Before the Google Summer of Code actually starts, there is a period between Apr 24 and May 26 for "bonding". With the help of my mentor and current developers, I plan to use this time to familiarize myself with Ohcount's internals and understand how everything works. I will also have to understand how Ragel can be used with C/C++ in order to begin to formulate ways of performing the integration with Ohcount. When work actually begins, I will be available full-time (8+ hours a day) on a regular basis. I do not believe it will take long (no more than 2 weeks) to have a basic implementation of Ragel in Ohcount. I will take more time to interface it to the current API along with documentation (between a month and a month and a half). If a new API was necessary, another week would have been spent getting input from the developers on what kind of API they wanted. For the remaining period of time (a few weeks), as many of the current languages as possible will be ported to the new Ragel syntax. The first few will be the most difficult (may take up to a week and a half for 2 or 3 languages) as I get used to the syntax, general structure, efficiency, etc., but will be much easier after this time.

May 26 - Jun 6

Have a basic implementation of Ragel in Ohcount. There will be no API or method to extract all kinds of data yet.
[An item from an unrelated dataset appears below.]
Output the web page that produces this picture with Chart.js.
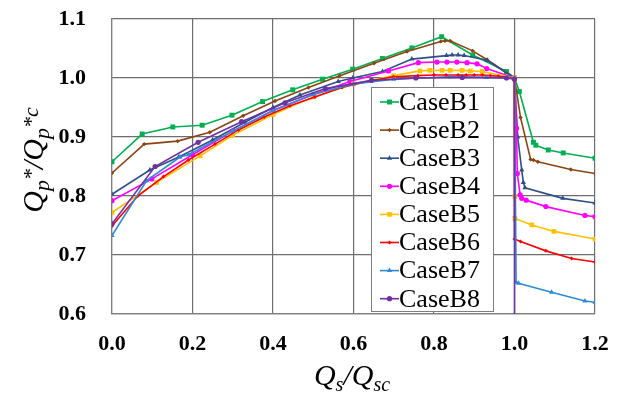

The documentation will be minimal for now as code could be quite volatile.

Jun 9 - Jun 13

If a new API is necessary, discuss it with the developers. Otherwise, it might be advantageous to spend this week developing a strategy for interfacing with the current API.

Jun 16 - Jul 18

Expand the basic implementation of Ragel to interface with the existing or new Ohcount API and then document it extensively.

Jul 21 - Aug 08

Port as many languages as possible to the Ragel syntax. The goal is at least 3 for a firm start.

Outcomes

At the completion of this project, Ohcount will use the Ragel engine instead of its custom-written one. The result will be a faster, more robust, and less error-prone implementation for analyzing source code. Since Ragel is more standardized, existing language descriptions in its syntax can be easily used with Ohcount needing little or no modification. The use of Ragel may also allow more information to be easily extracted from the source code being analyzed in order to provide more information to developers using Ohcount.